▶ _SET TASK_
Copy every line from the records below that holds the word "this".
>> Begin
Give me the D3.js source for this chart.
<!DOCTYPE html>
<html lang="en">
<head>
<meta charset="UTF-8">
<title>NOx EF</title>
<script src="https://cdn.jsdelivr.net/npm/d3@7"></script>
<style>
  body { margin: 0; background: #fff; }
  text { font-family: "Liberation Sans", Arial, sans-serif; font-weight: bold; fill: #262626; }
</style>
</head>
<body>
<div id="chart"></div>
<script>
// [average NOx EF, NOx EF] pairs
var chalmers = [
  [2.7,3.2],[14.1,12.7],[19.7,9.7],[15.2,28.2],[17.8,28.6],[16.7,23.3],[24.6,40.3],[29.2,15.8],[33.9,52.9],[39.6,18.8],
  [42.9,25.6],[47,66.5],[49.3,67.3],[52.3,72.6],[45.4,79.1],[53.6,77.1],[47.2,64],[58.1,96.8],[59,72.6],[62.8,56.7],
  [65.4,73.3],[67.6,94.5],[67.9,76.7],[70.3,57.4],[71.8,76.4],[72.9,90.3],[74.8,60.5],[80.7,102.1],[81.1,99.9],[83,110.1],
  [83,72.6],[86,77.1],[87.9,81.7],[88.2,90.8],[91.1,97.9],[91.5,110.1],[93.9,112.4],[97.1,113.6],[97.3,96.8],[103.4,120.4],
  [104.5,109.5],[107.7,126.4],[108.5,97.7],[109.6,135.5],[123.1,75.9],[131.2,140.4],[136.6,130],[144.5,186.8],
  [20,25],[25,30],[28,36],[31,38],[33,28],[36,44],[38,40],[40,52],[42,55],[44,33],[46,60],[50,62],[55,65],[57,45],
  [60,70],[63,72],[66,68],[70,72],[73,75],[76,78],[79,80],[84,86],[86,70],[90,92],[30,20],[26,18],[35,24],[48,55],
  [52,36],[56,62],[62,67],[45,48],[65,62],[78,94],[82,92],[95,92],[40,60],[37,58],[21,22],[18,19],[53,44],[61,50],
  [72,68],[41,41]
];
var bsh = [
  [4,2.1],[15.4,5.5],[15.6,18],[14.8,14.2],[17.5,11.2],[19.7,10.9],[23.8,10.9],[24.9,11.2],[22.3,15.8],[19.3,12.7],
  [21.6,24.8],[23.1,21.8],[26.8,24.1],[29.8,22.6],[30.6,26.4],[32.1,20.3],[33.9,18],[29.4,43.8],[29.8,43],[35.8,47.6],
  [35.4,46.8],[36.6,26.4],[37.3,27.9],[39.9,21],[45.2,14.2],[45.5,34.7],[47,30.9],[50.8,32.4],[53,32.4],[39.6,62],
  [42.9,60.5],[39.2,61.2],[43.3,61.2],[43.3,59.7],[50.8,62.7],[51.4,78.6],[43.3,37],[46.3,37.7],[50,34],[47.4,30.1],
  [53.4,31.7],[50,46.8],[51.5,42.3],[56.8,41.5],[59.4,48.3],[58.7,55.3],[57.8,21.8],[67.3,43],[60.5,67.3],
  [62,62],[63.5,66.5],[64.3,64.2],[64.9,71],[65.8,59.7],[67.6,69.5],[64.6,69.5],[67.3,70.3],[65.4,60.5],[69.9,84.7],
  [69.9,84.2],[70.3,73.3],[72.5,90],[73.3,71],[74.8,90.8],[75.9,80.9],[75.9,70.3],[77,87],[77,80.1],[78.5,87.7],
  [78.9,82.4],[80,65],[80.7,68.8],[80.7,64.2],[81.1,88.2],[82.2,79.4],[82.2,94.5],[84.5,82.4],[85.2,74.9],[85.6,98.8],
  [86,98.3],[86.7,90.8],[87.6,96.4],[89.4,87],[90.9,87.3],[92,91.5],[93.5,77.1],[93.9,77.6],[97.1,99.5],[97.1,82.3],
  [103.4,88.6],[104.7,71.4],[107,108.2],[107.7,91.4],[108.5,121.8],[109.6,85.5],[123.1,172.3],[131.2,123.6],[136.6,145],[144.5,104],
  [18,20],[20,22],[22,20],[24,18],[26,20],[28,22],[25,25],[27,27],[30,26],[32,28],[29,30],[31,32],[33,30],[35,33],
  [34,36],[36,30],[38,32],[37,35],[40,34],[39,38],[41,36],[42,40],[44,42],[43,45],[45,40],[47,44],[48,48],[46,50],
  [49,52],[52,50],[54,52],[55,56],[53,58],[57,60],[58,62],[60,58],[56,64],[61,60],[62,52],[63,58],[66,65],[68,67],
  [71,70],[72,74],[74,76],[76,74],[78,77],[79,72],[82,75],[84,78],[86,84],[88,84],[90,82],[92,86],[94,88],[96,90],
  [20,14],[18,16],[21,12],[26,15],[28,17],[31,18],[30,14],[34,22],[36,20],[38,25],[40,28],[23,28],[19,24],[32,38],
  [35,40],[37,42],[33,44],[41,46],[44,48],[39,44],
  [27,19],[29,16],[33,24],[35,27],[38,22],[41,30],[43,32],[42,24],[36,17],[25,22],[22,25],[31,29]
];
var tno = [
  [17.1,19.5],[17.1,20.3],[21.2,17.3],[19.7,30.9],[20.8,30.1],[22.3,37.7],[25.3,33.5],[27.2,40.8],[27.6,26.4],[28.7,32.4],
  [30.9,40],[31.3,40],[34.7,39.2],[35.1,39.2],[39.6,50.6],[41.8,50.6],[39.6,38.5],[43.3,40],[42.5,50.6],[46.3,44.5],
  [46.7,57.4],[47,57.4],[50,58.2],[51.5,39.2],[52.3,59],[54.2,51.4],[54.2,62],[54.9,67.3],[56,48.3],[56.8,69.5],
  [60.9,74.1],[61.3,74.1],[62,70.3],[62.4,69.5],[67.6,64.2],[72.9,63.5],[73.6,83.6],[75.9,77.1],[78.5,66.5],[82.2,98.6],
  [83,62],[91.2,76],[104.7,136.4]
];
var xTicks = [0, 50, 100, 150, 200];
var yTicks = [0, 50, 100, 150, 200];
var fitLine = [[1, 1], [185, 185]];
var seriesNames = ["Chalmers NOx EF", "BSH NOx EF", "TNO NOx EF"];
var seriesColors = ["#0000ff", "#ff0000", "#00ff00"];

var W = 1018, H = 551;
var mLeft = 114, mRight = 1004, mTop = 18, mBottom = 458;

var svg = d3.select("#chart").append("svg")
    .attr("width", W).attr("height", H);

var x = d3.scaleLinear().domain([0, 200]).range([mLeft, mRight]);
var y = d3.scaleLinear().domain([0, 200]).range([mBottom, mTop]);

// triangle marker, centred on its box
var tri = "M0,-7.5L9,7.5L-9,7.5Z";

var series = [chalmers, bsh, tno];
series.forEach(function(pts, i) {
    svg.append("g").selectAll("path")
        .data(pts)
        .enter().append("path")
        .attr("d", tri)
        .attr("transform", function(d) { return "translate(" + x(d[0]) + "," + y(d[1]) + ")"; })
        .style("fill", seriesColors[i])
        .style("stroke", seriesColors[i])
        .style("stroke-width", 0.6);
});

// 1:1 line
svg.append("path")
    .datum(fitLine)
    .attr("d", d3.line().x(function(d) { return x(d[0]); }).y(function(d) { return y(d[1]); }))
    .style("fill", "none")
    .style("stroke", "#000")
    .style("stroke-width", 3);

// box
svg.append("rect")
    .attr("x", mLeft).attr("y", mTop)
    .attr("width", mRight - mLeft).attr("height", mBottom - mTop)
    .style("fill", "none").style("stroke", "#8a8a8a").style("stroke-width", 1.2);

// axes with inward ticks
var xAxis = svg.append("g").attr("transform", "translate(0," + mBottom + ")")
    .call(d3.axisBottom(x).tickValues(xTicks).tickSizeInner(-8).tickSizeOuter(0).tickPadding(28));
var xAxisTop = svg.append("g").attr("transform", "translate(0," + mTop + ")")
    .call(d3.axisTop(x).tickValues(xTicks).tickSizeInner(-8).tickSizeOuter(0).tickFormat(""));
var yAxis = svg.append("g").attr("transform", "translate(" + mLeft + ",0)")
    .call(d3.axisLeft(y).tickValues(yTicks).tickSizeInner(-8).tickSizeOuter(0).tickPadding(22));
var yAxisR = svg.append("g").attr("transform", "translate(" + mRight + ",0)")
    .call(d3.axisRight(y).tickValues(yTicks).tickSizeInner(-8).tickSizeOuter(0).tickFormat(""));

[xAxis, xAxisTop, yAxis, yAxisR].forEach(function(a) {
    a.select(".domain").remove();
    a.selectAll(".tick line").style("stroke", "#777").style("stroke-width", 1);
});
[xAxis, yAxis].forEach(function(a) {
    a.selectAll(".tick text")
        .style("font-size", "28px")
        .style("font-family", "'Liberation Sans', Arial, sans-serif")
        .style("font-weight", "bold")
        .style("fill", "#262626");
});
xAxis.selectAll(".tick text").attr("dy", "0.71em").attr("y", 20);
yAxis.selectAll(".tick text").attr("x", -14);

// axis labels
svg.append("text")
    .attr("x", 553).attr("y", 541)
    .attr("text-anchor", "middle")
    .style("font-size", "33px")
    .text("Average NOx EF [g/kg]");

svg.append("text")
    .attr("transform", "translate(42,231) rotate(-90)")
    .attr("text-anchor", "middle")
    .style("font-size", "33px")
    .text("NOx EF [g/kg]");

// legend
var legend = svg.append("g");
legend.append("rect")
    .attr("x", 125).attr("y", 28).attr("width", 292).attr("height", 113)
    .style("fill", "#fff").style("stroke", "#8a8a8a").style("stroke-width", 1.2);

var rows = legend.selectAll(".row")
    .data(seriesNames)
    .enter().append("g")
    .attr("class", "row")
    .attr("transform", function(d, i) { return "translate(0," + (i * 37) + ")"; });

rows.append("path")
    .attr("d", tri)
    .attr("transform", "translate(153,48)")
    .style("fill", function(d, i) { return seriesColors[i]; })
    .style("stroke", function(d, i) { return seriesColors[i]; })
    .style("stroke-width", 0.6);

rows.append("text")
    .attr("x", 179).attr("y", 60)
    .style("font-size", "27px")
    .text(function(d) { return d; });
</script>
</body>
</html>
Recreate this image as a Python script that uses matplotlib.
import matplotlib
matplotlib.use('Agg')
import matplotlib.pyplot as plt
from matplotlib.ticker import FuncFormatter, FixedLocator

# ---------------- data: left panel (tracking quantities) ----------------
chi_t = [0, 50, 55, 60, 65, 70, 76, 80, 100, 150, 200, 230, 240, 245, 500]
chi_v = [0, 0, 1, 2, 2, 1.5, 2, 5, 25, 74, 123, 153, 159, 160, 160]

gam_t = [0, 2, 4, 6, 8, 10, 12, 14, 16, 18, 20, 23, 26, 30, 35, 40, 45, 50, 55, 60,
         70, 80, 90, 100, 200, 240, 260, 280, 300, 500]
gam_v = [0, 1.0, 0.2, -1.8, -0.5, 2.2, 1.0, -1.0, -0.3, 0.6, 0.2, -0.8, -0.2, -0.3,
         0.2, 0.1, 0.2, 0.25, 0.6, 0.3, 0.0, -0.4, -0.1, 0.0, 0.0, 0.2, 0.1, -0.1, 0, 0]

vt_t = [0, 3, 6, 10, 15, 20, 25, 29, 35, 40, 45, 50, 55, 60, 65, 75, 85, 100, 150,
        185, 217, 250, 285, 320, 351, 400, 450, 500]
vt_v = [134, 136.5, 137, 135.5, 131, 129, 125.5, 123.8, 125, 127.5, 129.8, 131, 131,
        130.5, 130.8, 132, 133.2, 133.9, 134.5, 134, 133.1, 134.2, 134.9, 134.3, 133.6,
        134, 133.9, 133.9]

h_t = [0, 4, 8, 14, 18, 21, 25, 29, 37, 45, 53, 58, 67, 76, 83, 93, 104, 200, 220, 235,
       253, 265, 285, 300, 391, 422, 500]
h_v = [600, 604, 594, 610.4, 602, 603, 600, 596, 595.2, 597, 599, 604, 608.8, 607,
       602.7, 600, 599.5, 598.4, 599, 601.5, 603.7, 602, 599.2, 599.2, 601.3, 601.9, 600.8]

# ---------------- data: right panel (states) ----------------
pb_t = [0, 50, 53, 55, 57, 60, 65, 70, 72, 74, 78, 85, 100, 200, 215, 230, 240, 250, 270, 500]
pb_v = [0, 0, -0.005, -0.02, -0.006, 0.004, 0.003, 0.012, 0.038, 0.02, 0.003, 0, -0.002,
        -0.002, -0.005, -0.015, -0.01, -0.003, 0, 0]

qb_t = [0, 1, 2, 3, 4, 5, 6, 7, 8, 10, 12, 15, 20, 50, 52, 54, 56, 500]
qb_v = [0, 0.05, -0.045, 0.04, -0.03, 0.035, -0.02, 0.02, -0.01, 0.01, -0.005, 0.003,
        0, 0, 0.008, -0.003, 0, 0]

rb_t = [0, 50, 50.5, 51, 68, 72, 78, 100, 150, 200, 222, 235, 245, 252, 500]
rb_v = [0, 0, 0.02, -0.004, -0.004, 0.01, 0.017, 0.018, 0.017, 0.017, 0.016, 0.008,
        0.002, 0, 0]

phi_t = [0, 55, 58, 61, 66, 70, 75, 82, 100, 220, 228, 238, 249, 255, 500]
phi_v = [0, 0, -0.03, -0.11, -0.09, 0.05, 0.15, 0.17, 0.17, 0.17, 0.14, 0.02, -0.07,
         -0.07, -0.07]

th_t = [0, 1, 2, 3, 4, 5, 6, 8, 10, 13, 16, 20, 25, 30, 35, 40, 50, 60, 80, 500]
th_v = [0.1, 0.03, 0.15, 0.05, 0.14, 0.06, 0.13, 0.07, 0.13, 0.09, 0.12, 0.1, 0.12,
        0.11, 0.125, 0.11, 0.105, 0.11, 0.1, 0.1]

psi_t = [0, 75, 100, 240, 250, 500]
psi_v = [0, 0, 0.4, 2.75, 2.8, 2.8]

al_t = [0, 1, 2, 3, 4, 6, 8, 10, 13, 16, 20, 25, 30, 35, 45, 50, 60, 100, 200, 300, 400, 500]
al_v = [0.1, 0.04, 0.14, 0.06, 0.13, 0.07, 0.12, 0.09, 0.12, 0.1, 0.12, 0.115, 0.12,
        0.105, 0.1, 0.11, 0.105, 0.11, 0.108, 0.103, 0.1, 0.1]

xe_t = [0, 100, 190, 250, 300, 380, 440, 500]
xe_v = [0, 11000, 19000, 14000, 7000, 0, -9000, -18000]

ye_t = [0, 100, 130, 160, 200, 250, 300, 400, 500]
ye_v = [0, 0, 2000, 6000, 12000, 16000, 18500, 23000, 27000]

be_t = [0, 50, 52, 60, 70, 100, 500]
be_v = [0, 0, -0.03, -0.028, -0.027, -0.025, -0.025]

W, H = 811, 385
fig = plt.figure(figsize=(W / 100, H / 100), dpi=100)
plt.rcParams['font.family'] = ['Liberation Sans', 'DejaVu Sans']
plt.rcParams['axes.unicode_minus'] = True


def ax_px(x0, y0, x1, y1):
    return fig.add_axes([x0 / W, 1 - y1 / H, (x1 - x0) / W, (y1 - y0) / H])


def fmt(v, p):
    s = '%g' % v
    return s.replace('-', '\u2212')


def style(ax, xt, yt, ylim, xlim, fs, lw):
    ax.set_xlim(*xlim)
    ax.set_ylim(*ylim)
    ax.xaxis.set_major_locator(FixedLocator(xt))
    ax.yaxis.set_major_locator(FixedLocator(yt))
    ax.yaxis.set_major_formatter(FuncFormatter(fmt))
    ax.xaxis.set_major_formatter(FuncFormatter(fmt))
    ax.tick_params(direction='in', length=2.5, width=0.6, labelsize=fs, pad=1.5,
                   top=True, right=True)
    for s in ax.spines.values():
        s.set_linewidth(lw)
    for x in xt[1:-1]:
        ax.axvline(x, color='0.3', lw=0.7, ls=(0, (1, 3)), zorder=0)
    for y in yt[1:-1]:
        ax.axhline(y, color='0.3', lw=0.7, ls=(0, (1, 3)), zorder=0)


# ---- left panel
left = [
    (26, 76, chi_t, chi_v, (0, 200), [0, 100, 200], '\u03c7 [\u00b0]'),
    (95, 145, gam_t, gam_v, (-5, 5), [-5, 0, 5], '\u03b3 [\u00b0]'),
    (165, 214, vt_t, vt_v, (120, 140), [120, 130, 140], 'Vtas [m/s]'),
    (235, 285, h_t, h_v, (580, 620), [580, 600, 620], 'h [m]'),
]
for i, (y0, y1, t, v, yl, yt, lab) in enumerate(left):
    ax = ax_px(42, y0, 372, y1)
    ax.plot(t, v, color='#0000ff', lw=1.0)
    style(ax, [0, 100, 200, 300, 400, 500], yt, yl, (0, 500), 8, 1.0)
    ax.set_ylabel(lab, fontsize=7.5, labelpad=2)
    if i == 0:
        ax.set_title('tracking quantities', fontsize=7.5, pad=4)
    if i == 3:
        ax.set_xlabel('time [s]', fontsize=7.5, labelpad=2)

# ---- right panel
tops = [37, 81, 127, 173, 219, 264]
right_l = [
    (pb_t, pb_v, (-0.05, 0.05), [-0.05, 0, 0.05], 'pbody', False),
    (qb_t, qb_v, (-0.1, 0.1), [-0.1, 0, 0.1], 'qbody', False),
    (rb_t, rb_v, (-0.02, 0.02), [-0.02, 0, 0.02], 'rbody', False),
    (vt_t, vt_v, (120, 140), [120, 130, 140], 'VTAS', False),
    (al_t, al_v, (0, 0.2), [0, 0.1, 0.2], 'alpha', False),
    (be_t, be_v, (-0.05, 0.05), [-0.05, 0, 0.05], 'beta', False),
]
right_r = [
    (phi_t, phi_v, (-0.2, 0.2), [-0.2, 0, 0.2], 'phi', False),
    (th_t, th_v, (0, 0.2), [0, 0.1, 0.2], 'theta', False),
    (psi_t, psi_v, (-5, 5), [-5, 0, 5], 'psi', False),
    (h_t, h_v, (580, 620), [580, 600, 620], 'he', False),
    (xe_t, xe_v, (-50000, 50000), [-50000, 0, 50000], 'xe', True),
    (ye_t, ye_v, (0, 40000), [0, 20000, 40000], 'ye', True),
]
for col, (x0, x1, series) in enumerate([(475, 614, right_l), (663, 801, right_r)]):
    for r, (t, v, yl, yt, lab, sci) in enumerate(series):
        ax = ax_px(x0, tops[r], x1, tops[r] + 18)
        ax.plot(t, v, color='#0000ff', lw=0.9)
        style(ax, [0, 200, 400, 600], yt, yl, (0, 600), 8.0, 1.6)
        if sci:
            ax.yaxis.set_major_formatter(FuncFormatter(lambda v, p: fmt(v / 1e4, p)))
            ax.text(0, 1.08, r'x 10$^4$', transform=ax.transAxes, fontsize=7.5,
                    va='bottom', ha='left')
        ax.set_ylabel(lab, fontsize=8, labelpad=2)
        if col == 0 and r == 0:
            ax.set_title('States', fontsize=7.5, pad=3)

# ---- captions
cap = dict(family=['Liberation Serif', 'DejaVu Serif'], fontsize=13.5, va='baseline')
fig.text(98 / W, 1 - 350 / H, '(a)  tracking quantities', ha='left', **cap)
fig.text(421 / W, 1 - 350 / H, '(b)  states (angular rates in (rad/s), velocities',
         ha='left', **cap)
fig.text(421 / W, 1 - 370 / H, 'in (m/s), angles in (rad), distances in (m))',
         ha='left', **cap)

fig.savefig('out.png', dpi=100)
>> End
▶ _FULL ANSWER_
Give me the D3.js source for this chart.
Recreate this image as a Python script that uses matplotlib.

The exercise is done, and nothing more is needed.